Так, мирной жизнью своей и красотой родная земля исцелила Керри. И тогда без всякого знамения Божьего, без какого-либо откровения, простым велением совести чувство своего предназначения снова стало завладевать ее сердцем. Здесь было столько чистоты, красоты и праведности, а там, далеко за морями, жили те, о ком нельзя было думать без слез, те, чьи смуглые руки были праздны по бедности, а тела увечны, — разве могло ее мягкое сердце противиться столь властному призыву?
И без всякого знамения Божьего, без всякого откровения, а, только повинуясь безмолвному велению сердца и зову несчастных, не сподобившихся спасения, она твердо решила: надо вернуться.
* * *Ее маленькая дочка была дарована ей Господом в ясный летний день, и через час она повернулась в постели, чтобы взглянуть на возвышающиеся над равниной холмы, и от этого зрелища радость жизни снова хлынула в ее сердце. Еще одна жизнь, эта крошечка лежала возле нее — так какое же имя даст она этому своему утешению? Да, так она ее и назовет!
Они задержались дома еще на четыре месяца, пока ребенок не окрепнет, и все это время крошка оставалась в семье центром внимания. Каждый день маленькие кузины с чувством гордости стирали ее вещицы, гладили их, складывали и тотчас относили наверх, и они сладко пахли солнцем и свежим ветром. Все они гордились белокурой и ясноглазой сестрицей: ведь обычно в их семье глаза были темные, а для своей матери, для Керри, Конфорт[5] была еще и воплощенной надеждой.

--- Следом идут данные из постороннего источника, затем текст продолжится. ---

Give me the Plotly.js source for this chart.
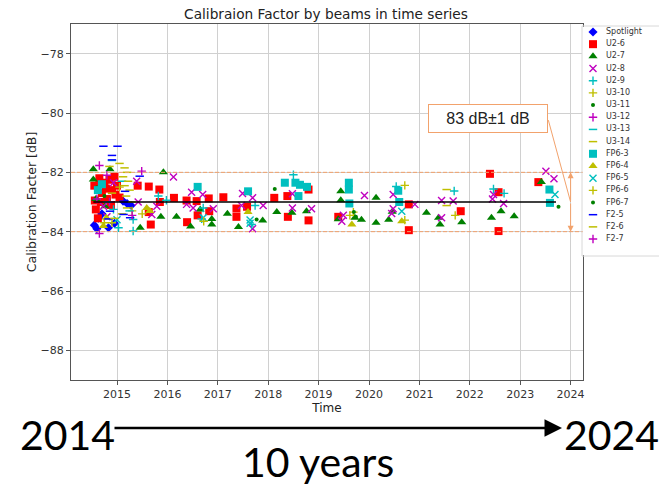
<!DOCTYPE html>
<html><head><meta charset="utf-8">
<script src="https://cdn.plot.ly/plotly-3.0.1.min.js"></script>
<style>html,body{margin:0;padding:0;background:#fff}#chart{width:659px;height:486px}</style>
</head><body><div id="chart"></div>
<script>
// ---------------- data ----------------
const seriesNames = ['Spotlight','U2-6','U2-7','U2-8','U2-9','U3-10','U3-11','U3-12','U3-13','U3-14','FP6-3','FP6-4','FP6-5','FP6-6','FP6-7','F2-5','F2-6','F2-7'];

const xSpotlight = [2014.55, 2014.60, 2014.63, 2014.70, 2014.83, 2014.95, 2015.12, 2015.20, 2015.28];
const ySpotlight = [-83.78, -83.90, -83.55, -83.40, -83.87, -83.72, -82.97, -83.05, -83.12];

const xU2_6 = [2014.55, 2014.56, 2014.58, 2014.62, 2014.65, 2014.70, 2014.75, 2014.80, 2014.85, 2014.88, 2014.90, 2014.95, 2015.00, 2015.05, 2014.68, 2014.78, 2014.97, 2015.41, 2015.63, 2015.84, 2015.85, 2015.63, 2015.67, 2016.13, 2016.38, 2016.58, 2016.82, 2017.11, 2017.37, 2017.58, 2017.37, 2016.39, 2016.60, 2016.83, 2018.12, 2018.38, 2018.39, 2018.80, 2018.80, 2019.39, 2020.79, 2020.79, 2021.82, 2022.40, 2022.57, 2022.57, 2023.36];
const yU2_6 = [-82.45, -82.95, -83.25, -83.55, -82.20, -82.70, -82.35, -82.90, -82.25, -83.10, -82.60, -82.15, -82.45, -82.85, -83.00, -82.55, -82.75, -82.45, -82.48, -82.58, -83.00, -83.34, -83.76, -82.86, -82.95, -82.97, -82.88, -82.84, -83.22, -83.16, -83.50, -83.68, -83.45, -83.31, -82.86, -82.80, -83.50, -83.62, -82.58, -83.50, -83.08, -83.95, -83.31, -82.05, -82.67, -83.98, -82.33];

const xU2_7 = [2014.53, 2014.86, 2014.53, 2014.58, 2014.76, 2015.92, 2015.46, 2015.87, 2016.18, 2016.46, 2016.65, 2016.88, 2016.88, 2017.19, 2017.41, 2017.89, 2018.17, 2018.47, 2018.76, 2019.44, 2019.44, 2019.39, 2019.72, 2019.85, 2020.14, 2020.14, 2020.39, 2020.46, 2021.14, 2021.38, 2021.41, 2021.84, 2022.43, 2022.62, 2022.88, 2023.42];
const yU2_7 = [-81.90, -81.90, -82.24, -82.90, -83.14, -82.00, -83.87, -83.50, -83.50, -83.83, -83.25, -83.57, -83.76, -83.40, -83.84, -83.62, -83.34, -83.36, -83.31, -82.64, -82.94, -83.58, -83.53, -83.60, -82.86, -83.70, -83.60, -83.33, -83.36, -83.53, -83.76, -83.68, -83.53, -83.31, -83.48, -82.33];

const xU2_8 = [2014.73, 2014.93, 2014.80, 2015.39, 2015.42, 2015.69, 2015.79, 2016.12, 2016.48, 2016.70, 2016.38, 2016.51, 2016.91, 2017.49, 2017.69, 2017.90, 2017.47, 2017.69, 2018.48, 2018.48, 2018.86, 2019.91, 2019.49, 2019.46, 2020.48, 2020.48, 2020.45, 2020.91, 2021.44, 2021.67, 2021.44, 2022.47, 2022.45, 2022.67, 2023.51, 2023.67];
const yU2_8 = [-83.14, -82.35, -83.50, -82.30, -83.00, -83.42, -83.14, -82.16, -82.67, -82.75, -83.08, -83.20, -83.23, -82.71, -82.86, -83.12, -83.12, -83.90, -82.72, -83.20, -83.23, -82.78, -83.45, -83.65, -82.75, -83.23, -83.39, -83.08, -82.95, -82.97, -83.53, -82.75, -82.90, -83.05, -81.96, -82.22];

const xU2_9 = [2014.93, 2015.03, 2015.32, 2015.32, 2015.82, 2015.98, 2016.71, 2016.68, 2017.74, 2017.67, 2018.50, 2020.54, 2021.69, 2022.47, 2022.68];
const yU2_9 = [-83.25, -83.87, -83.98, -83.59, -82.80, -82.94, -83.20, -83.57, -83.12, -83.76, -82.08, -82.48, -82.63, -82.56, -82.71];

const xU3_10 = [2015.05, 2015.30, 2014.75, 2019.69, 2020.71, 2021.71];
const yU3_10 = [-82.50, -83.30, -83.70, -83.34, -82.44, -83.45];

const xU3_11 = [2014.60, 2018.13, 2019.70, 2023.76];
const yU3_11 = [-82.50, -82.56, -83.34, -83.16];

const xU3_12 = [2014.65, 2014.65, 2015.49, 2014.85];
const yU3_12 = [-81.77, -84.06, -81.96, -83.00];

const xU3_13 = [2014.90, 2015.10, 2015.25, 2014.80];
const yU3_13 = [-81.60, -82.30, -83.30, -83.00];

const xU3_14 = [2015.05, 2015.15, 2015.20, 2015.12, 2015.22, 2015.15, 2015.25, 2015.18, 2015.30, 2015.20, 2015.10];
const yU3_14 = [-81.70, -81.85, -82.00, -82.15, -82.30, -82.45, -82.60, -82.80, -83.00, -83.20, -83.40];

const xFP6_3 = [2014.70, 2014.62, 2016.60, 2017.60, 2018.33, 2018.54, 2018.63, 2018.77, 2018.60, 2019.60, 2019.60, 2019.61, 2020.58, 2020.60, 2023.58, 2023.59];
const yFP6_3 = [-82.40, -82.60, -82.49, -82.64, -82.35, -82.35, -82.42, -82.49, -82.80, -82.35, -82.58, -83.05, -82.62, -83.00, -82.58, -83.03];

const xFP6_4 = [2014.73, 2014.79, 2015.59, 2015.65, 2017.60, 2019.66, 2020.65];
const yFP6_4 = [-83.81, -83.53, -83.20, -83.30, -83.34, -83.76, -83.65];

const xFP6_5 = [2015.00, 2016.71, 2017.64, 2017.64, 2020.65, 2023.69];
const yFP6_5 = [-83.60, -83.53, -83.61, -83.72, -83.31, -82.75];

const xFP6_6 = [2014.90, 2015.50, 2016.72, 2019.62, 2020.71];
const yFP6_6 = [-83.70, -83.40, -83.65, -83.45, -83.61];

const xFP6_7 = [2014.75, 2017.77, 2019.74];
const yFP6_7 = [-82.80, -83.59, -83.50];

const xF2_5 = [2014.73, 2015.01, 2014.90, 2014.90, 2015.16, 2015.13, 2015.22, 2015.13, 2015.26, 2014.86, 2014.83, 2015.45];
const yF2_5 = [-81.12, -81.12, -81.43, -81.58, -82.64, -82.97, -83.08, -83.42, -83.53, -83.31, -83.57, -82.13];

const xF2_6 = [2014.85, 2014.90, 2014.95, 2021.54, 2021.54];
const yF2_6 = [-81.80, -82.70, -83.55, -82.58, -83.12];

const xF2_7 = [2014.60, 2014.80, 2015.30];
const yF2_7 = [-82.90, -82.10, -83.45];

const meanLineX = [2014.53, 2023.71];
const meanValue = -83;
const toleranceLimits = [-82, -84];
const calloutAnchorYear = 2024;
const calloutText = '83 dB\u00b11 dB';
const yearTicks = [2015, 2016, 2017, 2018, 2019, 2020, 2021, 2022, 2023, 2024];
const valueTicks = [-78, -80, -82, -84, -86, -88];
const spanStartLabel = '2014';
const spanEndLabel = '2024';
const spanLabel = '10 years';

// ---------------- styles ----------------
const C = {b:'#0000ff', r:'#ff0000', g:'#008000', m:'#bf00bf', c:'#00bfbf', y:'#bfbf00'};
const styles = [
  {symbol:'diamond', color:C.b, size:7},
  {symbol:'square', color:C.r, size:8},
  {symbol:'triangle-up', color:C.g, size:8},
  {symbol:'x-thin-open', color:C.m, size:7, lw:1.4},
  {symbol:'cross-thin-open', color:C.c, size:6, lw:1.4},
  {symbol:'cross-thin-open', color:C.y, size:6, lw:1.4},
  {symbol:'circle', color:C.g, size:4},
  {symbol:'cross-thin-open', color:C.m, size:6, lw:1.4},
  {symbol:'line-ew-open', color:C.c, size:6, lw:1.5},
  {symbol:'line-ew-open', color:C.y, size:6, lw:1.5},
  {symbol:'square', color:C.c, size:8},
  {symbol:'triangle-up', color:C.y, size:8},
  {symbol:'x-thin-open', color:C.c, size:7, lw:1.4},
  {symbol:'cross-thin-open', color:C.y, size:6, lw:1.4},
  {symbol:'circle', color:C.g, size:4},
  {symbol:'line-ew-open', color:C.b, size:6, lw:1.5},
  {symbol:'line-ew-open', color:C.y, size:6, lw:1.5},
  {symbol:'cross-thin-open', color:C.m, size:6, lw:1.4}
];
const seriesXY = [
  [xSpotlight, ySpotlight], [xU2_6, yU2_6], [xU2_7, yU2_7], [xU2_8, yU2_8], [xU2_9, yU2_9],
  [xU3_10, yU3_10], [xU3_11, yU3_11], [xU3_12, yU3_12], [xU3_13, yU3_13], [xU3_14, yU3_14],
  [xFP6_3, yFP6_3], [xFP6_4, yFP6_4], [xFP6_5, yFP6_5], [xFP6_6, yFP6_6], [xFP6_7, yFP6_7],
  [xF2_5, yF2_5], [xF2_6, yF2_6], [xF2_7, yF2_7]
];
function mk(s) {
  return {symbol:s.symbol, color:s.color, size:s.size,
          line:{color:s.color, width: s.lw ? s.lw : 0}};
}

const W = 659, H = 486;
const px = v => v / W, py = v => 1 - v / H;

const traces = [];
seriesNames.forEach((name, i) => {
  traces.push({type:'scatter', mode:'markers', name, x:seriesXY[i][0], y:seriesXY[i][1],
    marker:mk(styles[i]), showlegend:false, xaxis:'x', yaxis:'y', cliponaxis:true});
});
traces.push({type:'scatter', mode:'lines', x:meanLineX, y:meanLineX.map(() => meanValue),
  line:{color:'#000', width:1.5}, showlegend:false, hoverinfo:'skip'});

// custom compact legend (matplotlib style)
const legIdx = seriesNames.map((_, i) => i);
seriesNames.forEach((name, i) => {
  traces.push({type:'scatter', mode:'markers', x:[11], y:[i], xaxis:'x2', yaxis:'y2',
    marker:mk(styles[i]), showlegend:false, hoverinfo:'skip'});
});
traces.push({type:'scatter', mode:'text', x:legIdx.map(() => 24), y:legIdx, text:seriesNames,
  textposition:'middle right', textfont:{family:'DejaVu Sans', size:8, color:'#333'},
  xaxis:'x2', yaxis:'y2', showlegend:false, hoverinfo:'skip'});

const orange = '#f2a26c';
const shapes = toleranceLimits.map(v => ({type:'line', xref:'x domain', x0:0, x1:1, yref:'y', y0:v, y1:v,
  line:{color:orange, width:1, dash:'4px,2px'}, layer:'above'}));
shapes.push({type:'rect', xref:'paper', yref:'paper', x0:px(582), x1:px(662), y0:py(256), y1:py(26),
  line:{color:'#d8d8d8', width:1}, fillcolor:'rgba(0,0,0,0)', layer:'above'});

const bigFont = {family:'Lato, sans-serif', size:41, color:'#000'};
const annotations = [
  // vertical double arrow ±1 dB
  {x:calloutAnchorYear, y:toleranceLimits[0], ax:calloutAnchorYear, ay:meanValue, axref:'x', ayref:'y',
   xref:'x', yref:'y', text:'', showarrow:true, arrowhead:2, arrowsize:1.2, arrowwidth:1, arrowcolor:orange},
  {x:calloutAnchorYear, y:toleranceLimits[1], ax:calloutAnchorYear, ay:meanValue, axref:'x', ayref:'y',
   xref:'x', yref:'y', text:'', showarrow:true, arrowhead:2, arrowsize:1.2, arrowwidth:1, arrowcolor:orange},
  // callout leader line
  {x:calloutAnchorYear, y:meanValue, ax:2023.55, ay:-80.19, axref:'x', ayref:'y', xref:'x', yref:'y',
   text:'', showarrow:true, arrowhead:0, arrowwidth:1, arrowcolor:orange},
  // callout box
  {x:2022.36, y:-80.2, xref:'x', yref:'y', text:calloutText, showarrow:false,
   font:{family:'Liberation Sans, Arial, sans-serif', size:16, color:'#222'},
   bordercolor:orange, borderwidth:1, bgcolor:'#fff', borderpad:4, width:110, height:19},
  // bottom timeline
  {xref:'paper', yref:'paper', x:px(562), y:py(428), ax:-449, ay:0, text:'', showarrow:true,
   arrowhead:2, arrowsize:1.4, arrowwidth:2.5, arrowcolor:'#000'},
  {xref:'paper', yref:'paper', x:px(67), y:py(434), text:spanStartLabel, showarrow:false, font:bigFont,
   xanchor:'center', yanchor:'middle'},
  {xref:'paper', yref:'paper', x:px(611), y:py(434), text:spanEndLabel, showarrow:false, font:bigFont,
   xanchor:'center', yanchor:'middle'},
  {xref:'paper', yref:'paper', x:px(318), y:py(461), text:spanLabel, showarrow:false, font:bigFont,
   xanchor:'center', yanchor:'middle'}
];

const tickFont = {family:'DejaVu Sans', size:11, color:'#333'};
const layout = {
  width:W, height:H, margin:{l:0, r:0, t:0, b:0}, paper_bgcolor:'#fff', plot_bgcolor:'#fff',
  showlegend:false,
  title:{text:'Calibraion Factor by beams in time series', x:px(326), xanchor:'center', y:py(14), yanchor:'middle',
    font:{family:'DejaVu Sans', size:13.7, color:'#222'}},
  xaxis:{domain:[px(71), px(583)], range:[2014.087, 2024.246], tickvals:yearTicks, ticktext:yearTicks.map(String),
    showgrid:true, gridcolor:'#d0d0d0', gridwidth:1, zeroline:false,
    showline:true, mirror:true, linecolor:'#555', linewidth:1, ticks:'outside', ticklen:4, tickcolor:'#555',
    tickfont:tickFont, title:{text:'Time', font:{family:'DejaVu Sans', size:12, color:'#222'}, standoff:1}},
  yaxis:{domain:[py(380), py(24)], range:[-89, -77], tickvals:valueTicks, ticktext:valueTicks.map(v => '\u2212' + Math.abs(v)),
    showgrid:true, gridcolor:'#d0d0d0', gridwidth:1, zeroline:false,
    showline:true, mirror:true, linecolor:'#555', linewidth:1, ticks:'outside', ticklen:4, tickcolor:'#555',
    tickfont:tickFont, title:{text:'Calibration Facter [dB]', font:{family:'DejaVu Sans', size:12.5, color:'#222'}, standoff:1}},
  xaxis2:{domain:[px(582), 1], range:[0, 77], visible:false, fixedrange:true, anchor:'y2'},
  yaxis2:{domain:[py(255), py(27)], range:[18.31, -0.41], visible:false, fixedrange:true, anchor:'x2'},
  shapes, annotations
};

Plotly.newPlot('chart', traces, layout, {displayModeBar:false, staticPlot:true});
</script>
</body></html>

С этой маленькой Конфорт, говорила она себе, она найдет в себе силы покинуть родную землю; с этой маленькой американкой, рожденной в ее собственном доме, она сможет вернуться в чужие края. Временами она думала о других детских жизнях, дарованных ей и у нее отнятых, и ее охватывал страх, но она знала, что должна уехать хотя бы ради Эндрю, который рвался снова заняться своим делом.